For the part of Georgia Garrett, Warner Bros. inquired about borrowing Judy Garland from MGM, but Metro`s policy at the time was not to lend Miss Garland to other studios. Warners then acquired Betty Hutton in a loan-out deal with Paramount, but before filming started, Miss Hutton had to bow out because of her pregnancy.
There is a running gag about how awful Mrs. Elvira Kent`s singing voice is, as she is repeatedly begged not to sing. Ironically, Janis Paige was in fact a musical star in the movies. She would play the lead in "The Pajama Game" (1954) on Broadway, a role Doris Day would later play in the film, The Pajama Game (1957).
The original title was apparently "Romance on the High C`s".
When she saw herself in "dailies" early in this film`s production, Doris Day claims she was so embarrassed by her own performance she asked director Michael Curtiz to recommend a drama coach. "No, no!" Curtiz replied, "You`re a natural just as you are - if you learn how to act, you`ll ruin everything."
The movie trailer includes a brief duet by Doris Day and Janis Paige, wearing matching up-swept hairdos.
In her autobiography, Doris Day recalled that in her screen-test song, "A Rainy Night in Rio" (music, by Arthur Schwartz, lyrics by Leo Robin), director Michael Curtiz at first instructed her to move around in the frenzied film style of Betty Hutton. Doris then requested to perform the number in her natural, more sedate manner.

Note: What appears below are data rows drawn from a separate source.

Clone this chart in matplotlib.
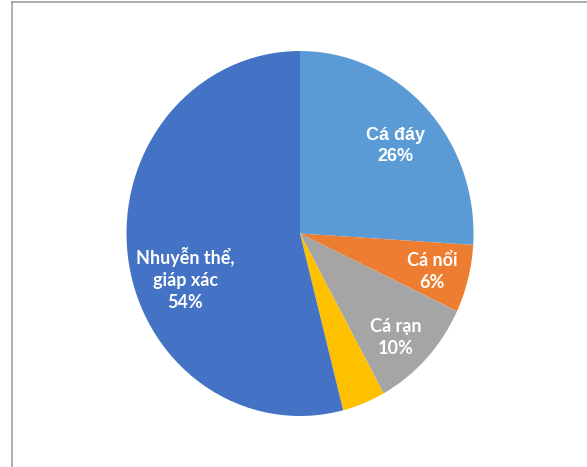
import matplotlib.pyplot as plt
from matplotlib.lines import Line2D

# ====== データ ======
categories = ["Cá đáy", "Cá nổi", "Cá rạn", "", "Nhuyễn thể,\ngiáp xác"]
shares = [26, 6, 10, 4, 54]
colors = ["#5B9BD5", "#ED7D31", "#A5A5A5", "#FFC000", "#4472C4"]

# ラベル位置 (データ座標) と フォント
label_pos = [(0.55, 0.48), (0.76, -0.21), (0.55, -0.57), None, (-0.66, -0.25)]
label_font = ["Liberation Sans", "Lato", "Lato", "Lato", "Lato"]

W, H = 587, 467
CX, CY = 300, 233.5   # 円の中心 (px)
RX, RY = 173.5, 182.5  # 横・縦の半径 (px)

fig = plt.figure(figsize=(W / 100, H / 100), dpi=100)
ax = fig.add_axes([0, 0, 1, 1])

wedges, _ = ax.pie(shares, colors=colors, startangle=90, counterclock=False,
                   radius=1, center=(0, 0),
                   wedgeprops=dict(linewidth=0, antialiased=True))
ax.set_aspect("auto")
ax.set_xlim(-CX / RX, (W - CX) / RX)
ax.set_ylim(-(H - CY) / RY, CY / RY)
ax.axis("off")

for name, val, pos, fam in zip(categories, shares, label_pos, label_font):
    if pos is None:
        continue
    ax.text(pos[0], pos[1], f"{name}\n{val}%", ha="center", va="center",
            color="white", fontsize=13, fontweight="bold", family=fam,
            linespacing=1.35)

# 外枠 (左と上だけ見える)
border = "#A0A0A0"
fig.add_artist(Line2D([11.5 / W, 11.5 / W], [0, 1 - 1.5 / H],
                      transform=fig.transFigure, color=border, lw=1.2))
fig.add_artist(Line2D([11.5 / W, 1], [1 - 1.5 / H, 1 - 1.5 / H],
                      transform=fig.transFigure, color=border, lw=1.2))

fig.savefig("out.png", dpi=100, facecolor="white")
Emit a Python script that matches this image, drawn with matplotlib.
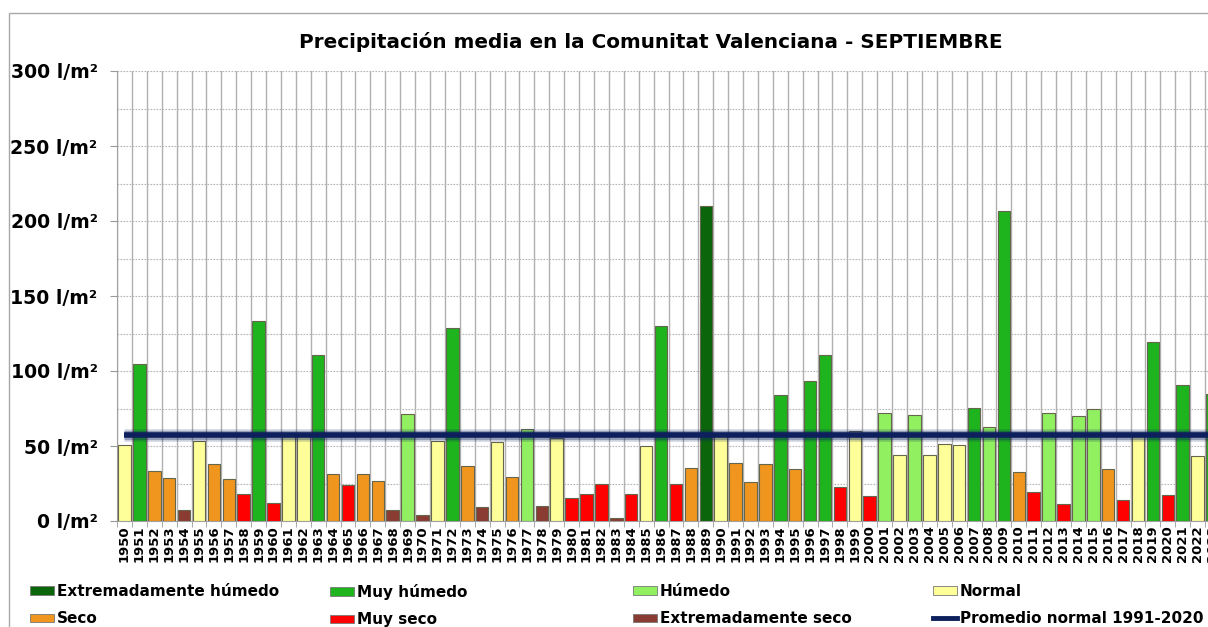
import numpy as np
import matplotlib
matplotlib.use('Agg')
import matplotlib.pyplot as plt
import matplotlib.patheffects as pe
from matplotlib.patches import Patch, Rectangle
from matplotlib.lines import Line2D

# datos: precipitacion media de septiembre (l/m2) por año
years = list(range(1950, 2024))
precip = [51, 105, 33.6, 29, 7.6, 53.3, 37.8, 27.8, 18.2, 133.3,
          12.2, 57, 57, 111, 31.6, 23.8, 31.6, 26.5, 7.1, 71.6,
          4, 53.3, 128.7, 36.7, 9.6, 52.9, 29.1, 61.6, 10, 55.1,
          15.1, 18.2, 24.7, 2, 18.2, 49.8, 129.8, 24.7, 35.1, 209.8,
          57, 38.7, 26.2, 37.8, 84.2, 34.7, 93.6, 110.7, 22.7, 60.2,
          16.7, 72.2, 44.2, 70.9, 43.8, 51.6, 50.7, 75.4, 62.9, 207,
          32.7, 19.1, 71.8, 11.1, 69.8, 74.9, 34.9, 14, 59, 119.6,
          17.6, 90.9, 43.6, 84.9]
# EH extremadamente humedo, MH muy humedo, H humedo, N normal,
# S seco, MS muy seco, ES extremadamente seco
clase = ['N', 'MH', 'S', 'S', 'ES', 'N', 'S', 'S', 'MS', 'MH',
         'MS', 'N', 'N', 'MH', 'S', 'MS', 'S', 'S', 'ES', 'H',
         'ES', 'N', 'MH', 'S', 'ES', 'N', 'S', 'H', 'ES', 'N',
         'MS', 'MS', 'MS', 'ES', 'MS', 'N', 'MH', 'MS', 'S', 'EH',
         'N', 'S', 'S', 'S', 'MH', 'S', 'MH', 'MH', 'MS', 'N',
         'MS', 'H', 'N', 'H', 'N', 'N', 'N', 'MH', 'H', 'MH',
         'S', 'MS', 'H', 'MS', 'H', 'H', 'S', 'MS', 'N', 'MH',
         'MS', 'MH', 'N', 'MH']
promedio = 57.6

clases = ['EH', 'MH', 'H', 'N', 'S', 'MS', 'ES']
nombres = ['Extremadamente húmedo', 'Muy húmedo', 'Húmedo', 'Normal',
           'Seco', 'Muy seco', 'Extremadamente seco']
colores = {'EH': '#0b650b', 'MH': '#1eb41e', 'H': '#90f060', 'N': '#ffff99',
           'S': '#f0961e', 'MS': '#ff0000', 'ES': '#8b3c32'}
color_linea = '#0d1f5c'

W, H = 1208, 627
fig = plt.figure(figsize=(W / 100, H / 100), dpi=100)
fig.patch.set_facecolor('white')

# el grafico original se sale por la derecha
left, right, top, bottom = 117, 1220, 71, 521
ax = fig.add_axes([left / W, 1 - bottom / H, (right - left) / W, (bottom - top) / H])

x = np.arange(len(years))
bar_cols = [colores[c] for c in clase]
ax.bar(x, precip, width=0.84, color=bar_cols, edgecolor='#66664f', linewidth=0.8, zorder=3)

ax.plot(x, [promedio] * len(x), color=color_linea, lw=4, zorder=4,
        solid_capstyle='butt',
        path_effects=[pe.Stroke(linewidth=9, foreground=color_linea, alpha=0.2),
                      pe.Stroke(linewidth=6.5, foreground=color_linea, alpha=0.3), pe.Normal()])

ax.set_xlim(-0.5, len(x) - 0.5)
ax.set_ylim(0, 300)

yt = np.arange(0, 301, 50)
ax.set_yticks(yt)
ax.set_yticklabels([f'{v} l/m²' for v in yt], fontsize=13.6, fontweight='bold')
ax.set_yticks(np.arange(25, 300, 50), minor=True)
ax.tick_params(axis='y', which='major', length=5, color='#999999', pad=9)
ax.tick_params(axis='y', which='minor', length=0)

ax.set_xticks(x)
ax.set_xticklabels([str(y) for y in years], rotation=90, fontsize=9.5, fontweight='bold')
ax.set_xticks(np.arange(-0.5, len(x), 1), minor=True)
ax.tick_params(axis='x', which='major', length=0, pad=3)
ax.tick_params(axis='x', which='minor', length=4, color='#999999')

ax.grid(axis='x', which='minor', color='#b0b0b0', lw=1, zorder=0)
ax.grid(axis='y', which='both', color='#b4b4b4', lw=0.8, ls=(0, (1.5, 1.2)), zorder=0)
ax.grid(axis='x', which='major', visible=False)
ax.set_axisbelow(True)
for s in ['top', 'right']:
    ax.spines[s].set_visible(False)
for s in ['left', 'bottom']:
    ax.spines[s].set_color('#a0a0a0')

fig.text(651 / W, 1 - 42 / H, 'Precipitación media en la Comunitat Valenciana - SEPTIEMBRE',
         ha='center', va='center', fontsize=14.4, fontweight='bold')

# marco exterior
fig.patches.append(Rectangle((9 / W, -0.1), 1.2, 1 - 13 / H + 0.1, transform=fig.transFigure,
                             fill=False, edgecolor='#a8a8a8', lw=1))

# leyenda en 4 columnas
handles = {c: Patch(facecolor=colores[c], edgecolor='#777777', lw=0.6) for c in clases}
linea = Line2D([0], [0], color=color_linea, lw=3.5)
columnas = [(30, ['EH', 'S']), (330, ['MH', 'MS']), (633, ['H', 'ES']), (933, ['N', None])]
for xpos, cs in columnas:
    hs, ls = [], []
    for c in cs:
        if c is None:
            hs.append(linea)
            ls.append('Promedio normal 1991-2020')
        else:
            hs.append(handles[c])
            ls.append(nombres[clases.index(c)])
    fig.legend(hs, ls, loc='upper left', bbox_to_anchor=(xpos / W, 1 - 584 / H),
               frameon=False, borderpad=0, borderaxespad=0, handlelength=1.6,
               handleheight=0.45, handletextpad=0.15, labelspacing=0.8,
               prop={'size': 11, 'weight': 'bold'})

fig.savefig('out.png', dpi=100)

A jaunty solo by Doris Day from the Jule Styne-Sammy Cahn film score, "I`m in Love," was turned into a duet by Miss Day and her hit-making disc partner, Buddy Clark, on the Columbia Records single. "Put `Em in a Box, Tie `Em With a Ribbon (And Throw` Em in the Deep Blue Sea)," another sprightly movie number, teamed Doris with The Page Cavanaugh Trio. On Columbia`s 78, Miss Day sang with a full orchestra under the baton of George Siravo.
According to her 1975 autobiography, "Doris Day: Her Own Story" (co-written with A.E. Hotchner), Miss Day attended a show-biz party the night before she planned to leave for New York City. Also at the gathering was lyric writer Sammy Cahn who, taking Doris aside, explained that she would be the right match for the Cahn-Jule Styne score of this upcoming film. When, at Mr. Cahn`s urging, Doris sang "Embraceable You" (music by George Gershwin, lyrics by Ira Gershwin) for the party crowd, she was heard by director Michael Curtiz, who then asked her to test for the role of Georgia Garrett.
"It`s Magic" was the release title in Great Britain, due to the British popularity of the film`s Oscar-nominated song (music by Jule Styne, lyrics by Sammy Cahn).